Conversely, restraint also limits the wicked. While it remains, rebellion must hide in darkness. When restraint is lifted, lawlessness becomes public, shameless, and exposed. This dual unveiling marks the final stage before completion.
5. David’s Census: Control, Judgment, and the Temple Site
David’s census reveals the danger of numbering as control. By counting Israel, David treated covenant people as assets, provoking judgment. This act parallels the mark principle: numbering humanity as a means of ownership and allegiance.
When the destroying angel was unrestrained, judgment advanced until YHWH commanded it to stop at the threshing floor of Araunah. There, David purchased the land, and judgment identified the future Temple site. Thus, unrestrained destruction served to reveal God’s chosen dwelling.
David could not build the Temple—not merely due to war bloodshed, but because innocent blood resulted from his sin. That blood consecrated the land; completion belonged to the son. This pattern anticipates Messiah.
6. Golgotha and the Cornerstone
Whoever controls the cornerstone governs the structure. Golgotha, as the rejected stone, becomes the chief cornerstone. It is the convergence of altar, burial, resurrection, and kingship.
Within the Notzerim testimony, the site beneath the crucifixion is reserved for Messianic authority. The Ark, hidden beneath, functions as covenant witness: law fulfilled, blood applied, authority transferred. This site is rejected, obscured, and contested—precisely as Psalm 118 foretold.
7. The Global Contest Over the Holy Place
Christian institutions, Islam, and Judaism all contest sacred geography. Each claims authority over a holy site, yet the rejected location remains largely denied. This fulfills the pattern: institutional religion inherits structure without cornerstone custody.
Solomon’s Temple was horizontal and temporary. Messiah’s Temple is vertical and final—Jacob’s ladder fulfilled. The true house ascends, built stone upon stone in people, yet testified in place.
8. The Mountain Raised Above the Mountains
Isaiah declares that the mountain of YHWH will be raised above all mountains. This is literal and spiritual. Mountains represent authority structures; the raised mountain supersedes all rivals.
Golgotha becomes that mountain, not by elevation but by legitimacy. The returning Notzerim mirror David’s purchase, standing in Melchizedek order—kingship without coercion, priesthood without corruption. From Zion flows Torah; from Jerusalem the word of YHWH.
9. The Final Unrestraining
As the Temple—Messiah formed in His people—nears completion, restraint is lifted. Lawlessness is permitted to surface openly, challenging the cornerstone itself. This is the final rebellion: not against the world, but against the habitation of YHWH.

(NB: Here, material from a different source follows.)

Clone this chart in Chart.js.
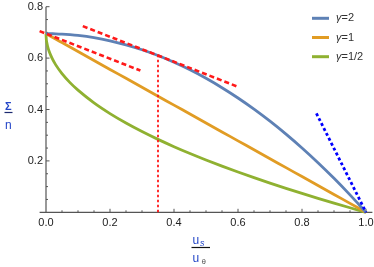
<!DOCTYPE html>
<html>
<head>
<meta charset="utf-8">
<script src="https://cdn.jsdelivr.net/npm/chart.js@4.4.1/dist/chart.umd.min.js"></script>
<style>
  body { margin: 0; background: #fff; }
  #wrap { width: 374px; height: 267px; }
</style>
</head>
<body>
<div id="wrap"><canvas id="sigmaChart"></canvas></div>
<script>
// u_s / u_theta sample points
const xs = [0, 0.001, 0.0025, 0.005, 0.01, 0.02, 0.03, 0.05, 0.075, 0.1, 0.15, 0.2, 0.25, 0.3, 0.35,
  0.4, 0.45, 0.5, 0.55, 0.6, 0.65, 0.7, 0.75, 0.8, 0.85, 0.9, 0.95, 1];

// Sigma / n
const gamma2 = [0.695, 0.695, 0.695, 0.695, 0.6949, 0.6947, 0.6944, 0.6933, 0.6911, 0.6881, 0.6794, 0.6672,
  0.6516, 0.6325, 0.6099, 0.5838, 0.5543, 0.5213, 0.4848, 0.4448, 0.4014, 0.3545, 0.3041, 0.2502,
  0.1929, 0.1321, 0.0678, 0];
const gamma1 = [0.695, 0.6943, 0.6933, 0.6915, 0.6881, 0.6811, 0.6742, 0.6603, 0.6429, 0.6255, 0.5908, 0.556,
  0.5213, 0.4865, 0.4518, 0.417, 0.3823, 0.3475, 0.3128, 0.278, 0.2433, 0.2085, 0.1738, 0.139,
  0.1043, 0.0695, 0.0348, 0];
const gammaHalf = [0.695, 0.673, 0.6603, 0.6459, 0.6255, 0.5967, 0.5746, 0.5396, 0.5046, 0.4752, 0.4258, 0.3842,
  0.3475, 0.3143, 0.2838, 0.2554, 0.2288, 0.2036, 0.1796, 0.1567, 0.1347, 0.1135, 0.0931, 0.0734,
  0.0542, 0.0357, 0.0176, 0];
const seriesLabels = ['γ=2', 'γ=1', 'γ=1/2'];

// guide lines
const tangentX = [0.115, 0.595], tangentY = [0.7245, 0.4907];
const parallelX = [-0.02, 0.295], parallelY = [0.705, 0.5515];
const markerX = [0.35, 0.35], markerY = [0, 0.615];
const slopeX = [0.845, 1.0], slopeY = [0.385, 0];

// axis ticks
const xTicks = [0, 0.2, 0.4, 0.6, 0.8, 1.0];
const yTicks = [0.2, 0.4, 0.6, 0.8];

const pts = (xa, ya) => xa.map((x, i) => ({ x: x, y: ya[i] }));

function curve(label, ys, color) {
  return {
    label: label, data: pts(xs, ys), borderColor: color, borderWidth: 2.8,
    pointRadius: 0, cubicInterpolationMode: 'monotone', order: 1
  };
}
function guide(xa, ya, color, width, dash) {
  return {
    label: '', data: pts(xa, ya), borderColor: color, borderWidth: width,
    borderDash: dash, pointRadius: 0, order: 0
  };
}

const FONT = '"Liberation Sans", Arial, sans-serif';

const mmaAxes = {
  id: 'mmaAxes',
  beforeDatasetsDraw(chart) {
    const { ctx, scales: { x, y } } = chart;
    const x0 = x.getPixelForValue(0), y0 = y.getPixelForValue(0);
    ctx.save();
    ctx.strokeStyle = '#555';
    ctx.lineWidth = 1.2;
    ctx.beginPath();
    ctx.moveTo(x.left, y0); ctx.lineTo(x.right, y0);
    ctx.moveTo(x0, y.getPixelForValue(0.8)); ctx.lineTo(x0, y0);
    ctx.stroke();
    ctx.lineWidth = 1;
    ctx.beginPath();
    for (let i = 1; i <= 20; i++) {
      const px = x.getPixelForValue(i * 0.05);
      const len = i % 4 === 0 ? 3.5 : 2;
      ctx.moveTo(px, y0); ctx.lineTo(px, y0 - len);
    }
    for (let i = 1; i <= 16; i++) {
      const py = y.getPixelForValue(i * 0.05);
      const len = i % 4 === 0 ? 3.5 : 2;
      ctx.moveTo(x0, py); ctx.lineTo(x0 + len, py);
    }
    ctx.stroke();

    ctx.fillStyle = '#222';
    ctx.font = '11px ' + FONT;
    ctx.textAlign = 'center';
    ctx.textBaseline = 'top';
    xTicks.forEach(v => ctx.fillText(v.toFixed(1), x.getPixelForValue(v), y0 + 5));
    ctx.textAlign = 'right';
    ctx.textBaseline = 'middle';
    yTicks.forEach(v => ctx.fillText(v.toFixed(1), x0 - 3, y.getPixelForValue(v)));
    ctx.restore();
  },
  afterDraw(chart) {
    const { ctx } = chart;
    ctx.save();
    ctx.setTransform(1, 0, 0, 1, 0, 0);
    // y label: Sigma over n
    ctx.fillStyle = '#2446c8';
    ctx.textAlign = 'left';
    ctx.textBaseline = 'alphabetic';
    ctx.font = 'bold 11px ' + FONT;
    ctx.fillText('Σ', 5, 109.5);
    ctx.font = '12px ' + FONT;
    ctx.fillText('n', 5, 128.5);
    ctx.strokeStyle = '#1c2a70';
    ctx.lineWidth = 1.2;
    ctx.beginPath(); ctx.moveTo(4.5, 112.5); ctx.lineTo(12.5, 112.5); ctx.stroke();

    // x label: u_s over u_theta
    ctx.font = '12px ' + FONT;
    ctx.fillText('u', 192.5, 244);
    ctx.fillText('u', 192.5, 262);
    ctx.font = 'italic 9px ' + FONT;
    ctx.fillText('s', 200, 246);
    ctx.fillStyle = '#555';
    ctx.font = '8px ' + FONT;
    ctx.fillText('θ', 201.5, 264);
    ctx.strokeStyle = '#111';
    ctx.beginPath(); ctx.moveTo(191.5, 247.5); ctx.lineTo(210, 247.5); ctx.stroke();

    // legend
    const rows = [18.3, 37.5, 56.7];
    ctx.textBaseline = 'middle';
    chart.data.datasets.slice(0, 3).forEach((ds, i) => {
      ctx.strokeStyle = ds.borderColor;
      ctx.lineWidth = 3;
      ctx.beginPath(); ctx.moveTo(312, rows[i]); ctx.lineTo(329, rows[i]); ctx.stroke();
      ctx.fillStyle = '#333';
      ctx.font = 'italic 11px ' + FONT;
      ctx.fillText('γ', 336, rows[i]);
      const w = ctx.measureText('γ').width;
      ctx.font = '11px ' + FONT;
      ctx.fillText(ds.label.slice(1), 336 + w, rows[i]);
    });
    ctx.restore();
  }
};

new Chart(document.getElementById('sigmaChart'), {
  type: 'line',
  data: {
    datasets: [
      curve(seriesLabels[0], gamma2, '#5e81b5'),
      curve(seriesLabels[1], gamma1, '#e19c24'),
      curve(seriesLabels[2], gammaHalf, '#8fb131'),
      guide(tangentX, tangentY, '#ff1a1a', 2.6, [5, 3]),
      guide(parallelX, parallelY, '#ff1a1a', 2.6, [5, 3]),
      guide(markerX, markerY, '#ff1a1a', 1.8, [2.5, 2.5]),
      guide(slopeX, slopeY, '#0000ff', 2.8, [3, 2.5])
    ]
  },
  options: {
    responsive: true,
    maintainAspectRatio: false,
    animation: false,
    clip: false,
    layout: { padding: { left: 39.6, right: 1.6, top: 6.7, bottom: 54.7 } },
    plugins: { legend: { display: false }, tooltip: { enabled: false } },
    scales: {
      x: { type: 'linear', min: -0.02, max: 1.02, display: false },
      y: { min: 0, max: 0.8, display: false }
    }
  },
  plugins: [mmaAxes]
});
</script>
</body>
</html>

Judgment again advances until commanded to stop. The stopping point reveals ownership, authority, and dwelling. The raised mountain governs the nations during the millennial reign.
10. The Ark, the Millennium, and Fulfillment
During the thousand-year reign, the Ark stands as testimony, not center. Jeremiah foretold that the Ark would one day no longer be remembered. When God fully dwells in humanity, the shadow yields to substance.
11. Conclusion: The Restrainer Defined
The restrainer is God’s covenant order—Torah fulfilled and embodied in a disciplined people under Messiah—governing until obedience reaches maturity. Restraint is lifted not because order fails, but because order has succeeded. Judgment identifies the dwelling place of God, and restraint is lifted only long enough for that place—both in people and in testimony—to be revealed.